The pair’s daily chart indicates that in the coming days the Greenback shall be having a bearish fall against the Japanese Yen. However, before the bearish fall commences I expect at least two bullish days as the short-term exponential moving averages will cause a short bullish spurt, which shall result in the US Dollar rising from 112.63 to 112.95. However, after that I expect the bearish fall to once again commence. The reason I anticipate a bearish fall is due to the U.S. dollar forming a “Bear Sash” candle pattern. This pattern’s psychology indicates to investors that the tide of the market has changed from one in which the bulls were in control, to one in which the bears are now calling the shots. Moreover, the bearish pattern is reinforced as the U.S. Dollar is trading below its 20-day moving average. Furthermore, there is a sturdy candle resistance line at the 112.75 mark which is also the 61.8% fibonacci resistance level.

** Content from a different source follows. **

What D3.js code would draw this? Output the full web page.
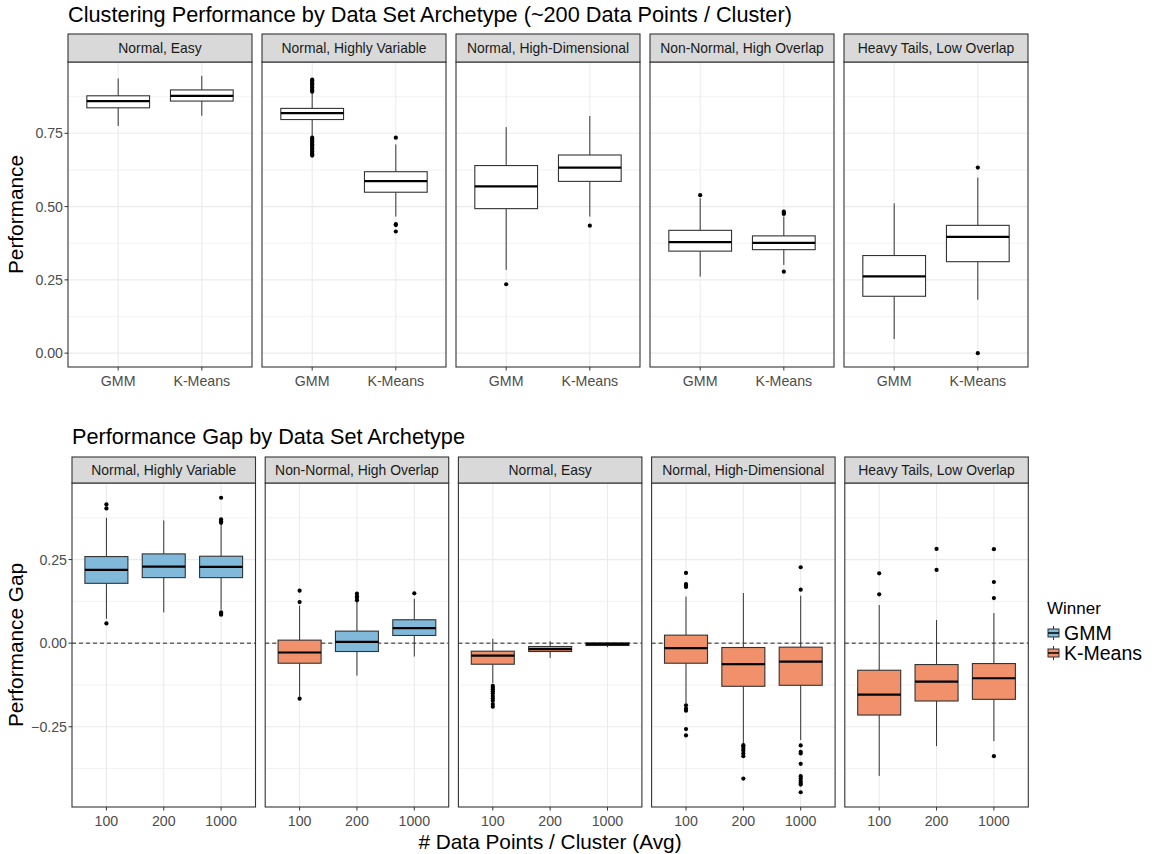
<!DOCTYPE html>
<html><head><meta charset="utf-8">
<script src="https://cdn.jsdelivr.net/npm/d3@7"></script>
<style>body{margin:0;background:#fff;} text{font-family:"Liberation Sans",Arial,Helvetica,sans-serif;}</style>
</head><body>
<svg id="chart" width="1156" height="854"></svg>
<script>
// ---------- DATA ----------
const topTitle = "Clustering Performance by Data Set Archetype (~200 Data Points / Cluster)";
const topFacets = ["Normal, Easy","Normal, Highly Variable","Normal, High-Dimensional","Non-Normal, High Overlap","Heavy Tails, Low Overlap"];
const topMethods = ["GMM","K-Means"];
const topYTicks = [0, 0.25, 0.5, 0.75];
// stats: [lower whisker, Q1, median, Q3, upper whisker]
const gmmStats = [[0.775,0.837,0.860,0.878,0.937],[0.739,0.797,0.819,0.835,0.890],[0.284,0.493,0.569,0.640,0.771],[0.261,0.348,0.379,0.419,0.528],[0.048,0.194,0.262,0.333,0.511]];
const kmStats  = [[0.810,0.860,0.878,0.898,0.946],[0.466,0.549,0.587,0.619,0.712],[0.466,0.586,0.633,0.676,0.809],[0.301,0.353,0.376,0.400,0.466],[0.182,0.312,0.397,0.436,0.599]];
const gmmOutliers = [[],[0.933,0.930,0.926,0.921,0.916,0.911,0.906,0.901,0.896,0.892,0.735,0.731,0.727,0.722,0.718,0.713,0.708,0.703,0.698,0.693,0.688,0.683,0.678,0.674],[0.235],[0.539],[]];
const kmOutliers  = [[],[0.735,0.440,0.437,0.415],[0.435],[0.483,0.479,0.475,0.278],[0.633,0.0]];

const gapTitle = "Performance Gap by Data Set Archetype";
const gapFacets = ["Normal, Highly Variable","Non-Normal, High Overlap","Normal, Easy","Normal, High-Dimensional","Heavy Tails, Low Overlap"];
const gapSizes = ["100","200","1000"];
const gapYTicks = [-0.25, 0, 0.25];
const gapStats = [
  [[0.073,0.179,0.219,0.259,0.375],[0.092,0.196,0.229,0.267,0.367],[0.100,0.196,0.228,0.260,0.355]],
  [[-0.160,-0.060,-0.028,0.009,0.112],[-0.097,-0.025,0.004,0.036,0.125],[-0.040,0.023,0.045,0.070,0.133]],
  [[-0.120,-0.063,-0.037,-0.024,0.013],[-0.044,-0.025,-0.018,-0.010,0.006],[-0.012,-0.007,-0.003,0.001,0.003]],
  [[-0.180,-0.060,-0.015,0.024,0.139],[-0.300,-0.129,-0.063,-0.013,0.150],[-0.290,-0.126,-0.055,-0.012,0.142]],
  [[-0.397,-0.215,-0.154,-0.081,0.114],[-0.308,-0.173,-0.115,-0.064,0.069],[-0.293,-0.168,-0.105,-0.061,0.090]]
];
const gapOutliers = [
  [[0.415,0.403,0.059],[],[0.435,0.370,0.365,0.360,0.092,0.088,0.085]],
  [[0.157,0.123,-0.166],[0.148,0.140,0.135,0.128],[0.149]],
  [[-0.128,-0.133,-0.138,-0.144,-0.150,-0.158,-0.165,-0.172,-0.182,-0.190],[],[]],
  [[0.210,0.177,0.172,0.168,-0.186,-0.196,-0.202,-0.257,-0.276],[-0.305,-0.310,-0.316,-0.322,-0.330,-0.338,-0.405],[0.227,0.160,-0.306,-0.325,-0.330,-0.361,-0.398,-0.405,-0.412,-0.418,-0.423,-0.446]],
  [[0.209,0.146],[0.282,0.219],[0.281,0.183,0.135,-0.338]]
];
const gapWinner = [["GMM","GMM","GMM"],["K-Means","GMM","GMM"],["K-Means","K-Means","K-Means"],["K-Means","K-Means","K-Means"],["K-Means","K-Means","K-Means"]];
const winnerLevels = ["GMM","K-Means"];
const winnerColors = ["#80B9DA","#F0916C"];
const xAxisTitle = "# Data Points / Cluster (Avg)";
const legendTitle = "Winner";

// ---------- DRAW ----------
const svg = d3.select("#chart");
const fillScale = d3.scaleOrdinal().domain(winnerLevels).range(winnerColors);
const FS = {title:21.7, axisTitle:20.8, strip:13.9, tick:14.2, legTitle:17, legLabel:19.5};

function drawFacets(cfg){
  const g = svg.append("g");
  const x0 = cfg.left, pw = cfg.panelW, gap = cfg.gap;
  const y = d3.scaleLinear().domain(cfg.yDomain).range([cfg.panelBottom, cfg.panelTop]);
  cfg.yTicks.forEach(t=>{
    g.append("text").attr("x", x0-5).attr("y", y(t)).attr("dy","0.35em")
      .attr("text-anchor","end").attr("font-size",FS.tick).attr("fill","#4d4d4d")
      .text(d3.format(".2f")(t));
    g.append("line").attr("x1",x0-3.5).attr("x2",x0).attr("y1",y(t)).attr("y2",y(t)).attr("stroke","#333").attr("stroke-width",1);
  });
  const minor = [];
  const allT = cfg.yTicks;
  const step = allT[1]-allT[0];
  for(let v=allT[0]-step/2; v<=cfg.yDomain[1]; v+=step){ if(v>=cfg.yDomain[0]) minor.push(v); }
  cfg.facets.forEach((f,i)=>{
    const px = x0 + i*(pw+gap);
    const pg = g.append("g");
    const n = cfg.cats.length;
    const unit = pw/(n-1+1.2);
    const xc = c => px + (0.6 + cfg.cats.indexOf(c))*unit;
    pg.append("rect").attr("x",px).attr("y",cfg.panelTop).attr("width",pw).attr("height",cfg.panelBottom-cfg.panelTop).attr("fill","#fff");
    minor.forEach(v=>pg.append("line").attr("x1",px).attr("x2",px+pw).attr("y1",y(v)).attr("y2",y(v)).attr("stroke","#ebebeb").attr("stroke-width",0.6));
    cfg.yTicks.forEach(v=>pg.append("line").attr("x1",px).attr("x2",px+pw).attr("y1",y(v)).attr("y2",y(v)).attr("stroke","#ebebeb").attr("stroke-width",1.1));
    cfg.cats.forEach(c=>pg.append("line").attr("x1",xc(c)).attr("x2",xc(c)).attr("y1",cfg.panelTop).attr("y2",cfg.panelBottom).attr("stroke","#ebebeb").attr("stroke-width",1.1));
    if(cfg.zeroLine){
      pg.append("line").attr("x1",px).attr("x2",px+pw).attr("y1",y(0)).attr("y2",y(0)).attr("stroke","#222").attr("stroke-width",1).attr("stroke-dasharray","4,3");
    }
    const bw = 0.75*unit;
    cfg.cats.forEach((c,j)=>{
      const s = cfg.stats(i,j), cx = xc(c);
      const fill = cfg.fill(i,j);
      const stroke = "#333";
      pg.append("line").attr("x1",cx).attr("x2",cx).attr("y1",y(s[4])).attr("y2",y(s[3])).attr("stroke",stroke).attr("stroke-width",1);
      pg.append("line").attr("x1",cx).attr("x2",cx).attr("y1",y(s[1])).attr("y2",y(s[0])).attr("stroke",stroke).attr("stroke-width",1);
      pg.append("rect").attr("x",cx-bw/2).attr("y",y(s[3])).attr("width",bw).attr("height",Math.max(0.5,y(s[1])-y(s[3])))
        .attr("fill",fill).attr("stroke",stroke).attr("stroke-width",1.1);
      pg.append("line").attr("x1",cx-bw/2).attr("x2",cx+bw/2).attr("y1",y(s[2])).attr("y2",y(s[2])).attr("stroke","#000").attr("stroke-width",2.2);
      cfg.outliers(i,j).forEach(o=>pg.append("circle").attr("cx",cx).attr("cy",y(o)).attr("r",2.1).attr("fill","#000"));
    });
    pg.append("rect").attr("x",px).attr("y",cfg.panelTop).attr("width",pw).attr("height",cfg.panelBottom-cfg.panelTop).attr("fill","none").attr("stroke","#333").attr("stroke-width",1.1);
    pg.append("rect").attr("x",px).attr("y",cfg.stripTop).attr("width",pw).attr("height",cfg.panelTop-cfg.stripTop).attr("fill","#d9d9d9").attr("stroke","#333").attr("stroke-width",1.1);
    pg.append("text").attr("x",px+pw/2).attr("y",(cfg.stripTop+cfg.panelTop)/2).attr("dy","0.35em").attr("text-anchor","middle").attr("font-size",FS.strip).attr("fill","#1a1a1a").text(f);
    cfg.cats.forEach(c=>{
      pg.append("line").attr("x1",xc(c)).attr("x2",xc(c)).attr("y1",cfg.panelBottom).attr("y2",cfg.panelBottom+3.5).attr("stroke","#333");
      pg.append("text").attr("x",xc(c)).attr("y",cfg.panelBottom+14.5).attr("dy","0.35em").attr("text-anchor","middle").attr("font-size",FS.tick).attr("fill","#4d4d4d").text(c);
    });
  });
  g.append("text").attr("x",cfg.left).attr("y",cfg.titleY).attr("font-size",FS.title).attr("fill","#000").text(cfg.title);
  g.append("text").attr("transform",`translate(${cfg.yTitleX},${(cfg.panelTop+cfg.panelBottom)/2}) rotate(-90)`).attr("text-anchor","middle").attr("font-size",FS.axisTitle).attr("fill","#000").text(cfg.yTitle);
}

const topAll = gmmStats.flat().concat(kmStats.flat(), gmmOutliers.flat(), kmOutliers.flat());
const tMin = d3.min(topAll), tMax = d3.max(topAll), tR = tMax-tMin;
drawFacets({
  title: topTitle, titleY: 22, yTitle: "Performance", yTitleX: 23,
  facets: topFacets, cats: topMethods,
  left: 68, panelW: 184, gap: 10,
  stripTop: 34, panelTop: 62, panelBottom: 367,
  yDomain: [tMin-0.05*tR, tMax+0.05*tR], yTicks: topYTicks,
  stats: (i,j)=> (j===0?gmmStats:kmStats)[i],
  outliers: (i,j)=> (j===0?gmmOutliers:kmOutliers)[i],
  fill: ()=> "#fff", zeroLine:false
});

const gapAll = gapStats.flat(2).concat(gapOutliers.flat(2));
const gMin = d3.min(gapAll), gMax = d3.max(gapAll), gR = gMax-gMin;
drawFacets({
  title: gapTitle, titleY: 444, yTitle: "Performance Gap", yTitleX: 23,
  facets: gapFacets, cats: gapSizes,
  left: 72, panelW: 183.5, gap: 9.7,
  stripTop: 457, panelTop: 483, panelBottom: 807,
  yDomain: [gMin-0.05*gR, gMax+0.05*gR], yTicks: gapYTicks,
  stats: (i,j)=> gapStats[i][j],
  outliers: (i,j)=> gapOutliers[i][j],
  fill: (i,j)=> fillScale(gapWinner[i][j]), zeroLine:true
});

svg.append("text").attr("x",(72+1028)/2).attr("y",849).attr("text-anchor","middle").attr("font-size",FS.axisTitle).attr("fill","#000").text(xAxisTitle);

const lg = svg.append("g").attr("transform","translate(1047,0)");
lg.append("text").attr("x",0).attr("y",614).attr("font-size",FS.legTitle).attr("fill","#000").text(legendTitle);
winnerLevels.forEach((w,k)=>{
  const yy = 626 + k*20;
  lg.append("line").attr("x1",6.5).attr("x2",6.5).attr("y1",yy).attr("y2",yy+14).attr("stroke","#333");
  lg.append("rect").attr("x",1).attr("y",yy+3).attr("width",11).attr("height",8).attr("fill",fillScale(w)).attr("stroke","#333").attr("stroke-width",1);
  lg.append("line").attr("x1",1).attr("x2",12).attr("y1",yy+7).attr("y2",yy+7).attr("stroke","#000").attr("stroke-width",1.5);
  lg.append("text").attr("x",17).attr("y",yy+7).attr("dy","0.35em").attr("font-size",FS.legLabel).attr("fill","#000").text(w);
});
</script>
</body></html>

On the price target front, I expect the US Dollar to fall till the 38.2% fibonacci support level at 111.80. This is due to this level being a tried and tested candle support zone. However, if the Greenback does breach the 38.2% support level, then I do not expect the fall to go beyond the 50% fibonacci level at 111.46.

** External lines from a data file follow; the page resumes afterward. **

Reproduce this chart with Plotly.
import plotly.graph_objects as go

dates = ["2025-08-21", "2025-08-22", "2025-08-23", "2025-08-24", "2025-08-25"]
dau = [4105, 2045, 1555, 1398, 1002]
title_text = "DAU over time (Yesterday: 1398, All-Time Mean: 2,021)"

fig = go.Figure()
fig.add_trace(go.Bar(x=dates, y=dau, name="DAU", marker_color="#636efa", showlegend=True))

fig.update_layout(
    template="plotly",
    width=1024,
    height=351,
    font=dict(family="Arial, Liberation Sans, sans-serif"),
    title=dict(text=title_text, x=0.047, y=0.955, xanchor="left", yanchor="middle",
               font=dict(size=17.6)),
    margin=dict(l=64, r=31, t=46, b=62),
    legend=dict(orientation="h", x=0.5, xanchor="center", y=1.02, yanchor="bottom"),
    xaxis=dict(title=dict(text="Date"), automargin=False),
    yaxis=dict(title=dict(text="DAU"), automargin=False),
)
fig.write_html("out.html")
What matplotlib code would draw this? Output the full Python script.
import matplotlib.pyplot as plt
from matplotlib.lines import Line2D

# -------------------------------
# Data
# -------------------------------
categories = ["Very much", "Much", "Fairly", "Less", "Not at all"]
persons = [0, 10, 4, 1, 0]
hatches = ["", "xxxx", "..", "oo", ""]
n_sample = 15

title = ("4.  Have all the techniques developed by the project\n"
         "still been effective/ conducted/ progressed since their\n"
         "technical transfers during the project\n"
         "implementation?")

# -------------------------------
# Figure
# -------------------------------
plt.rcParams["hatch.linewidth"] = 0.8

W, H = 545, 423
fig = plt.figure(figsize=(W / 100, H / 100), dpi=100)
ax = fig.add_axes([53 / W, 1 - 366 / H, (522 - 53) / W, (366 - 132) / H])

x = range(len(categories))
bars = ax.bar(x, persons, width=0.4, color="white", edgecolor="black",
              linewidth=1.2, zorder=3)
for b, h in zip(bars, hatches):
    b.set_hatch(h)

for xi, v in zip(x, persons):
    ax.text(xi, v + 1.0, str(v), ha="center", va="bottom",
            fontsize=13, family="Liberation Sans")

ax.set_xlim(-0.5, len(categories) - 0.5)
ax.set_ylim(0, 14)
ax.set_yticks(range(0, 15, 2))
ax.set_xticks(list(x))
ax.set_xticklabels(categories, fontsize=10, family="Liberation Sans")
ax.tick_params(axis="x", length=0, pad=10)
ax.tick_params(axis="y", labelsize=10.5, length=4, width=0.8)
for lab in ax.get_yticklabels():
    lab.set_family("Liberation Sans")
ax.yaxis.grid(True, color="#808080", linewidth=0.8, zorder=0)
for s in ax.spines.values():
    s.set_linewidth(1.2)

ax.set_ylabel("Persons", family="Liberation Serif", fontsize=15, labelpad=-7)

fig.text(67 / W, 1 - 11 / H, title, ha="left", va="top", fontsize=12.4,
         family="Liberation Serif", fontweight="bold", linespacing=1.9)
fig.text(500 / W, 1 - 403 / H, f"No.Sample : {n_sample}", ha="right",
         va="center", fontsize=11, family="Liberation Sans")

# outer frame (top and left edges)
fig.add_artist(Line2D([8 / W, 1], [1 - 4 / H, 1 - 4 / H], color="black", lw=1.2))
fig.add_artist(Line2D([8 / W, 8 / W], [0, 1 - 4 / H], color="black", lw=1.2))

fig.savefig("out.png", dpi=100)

The pair’s weekly chart indicates that the US Dollar is facing some tough resistance. The reason behind this thought of mine is due to the formation of an “Evening Star” pattern. The first candle in the pattern reflects to investors that the bullish trend is in force. However, the next candle’s small real body indicates to traders that the momentum is flagging. However, the final nail is put in bull’s coffin by the third candle whose bearish real body engulfed the first candle. This confirms to investors that the bullish rally has stalled. Moreover, the “Evening Star” pattern formed at the 100% fibonacci resistance level at 113.74. Furthermore, the candle pattern received a further bearish confirmation as the pair has fallen below the 200-day moving average.
The Big Picture:
Overall, I am leaning towards the bears pushing the value of the U.S. Dollar till the range between 111.46 and 111.80. This is driven by the fact that the technicals and fundamentals fully support a descent in the currency's value till that point. However, whichever way you decide to trade, do ensure that you utilize trailing stops, as this shall aid in capital preservation.
Good luck trading.
Disclosure: I/we have no positions in any stocks mentioned, and no plans to initiate any positions within the next 72 hours.
I wrote this article myself, and it expresses my own opinions. I am not receiving compensation for it (other than from Seeking Alpha). I have no business relationship with any company whose stock is mentioned in this article.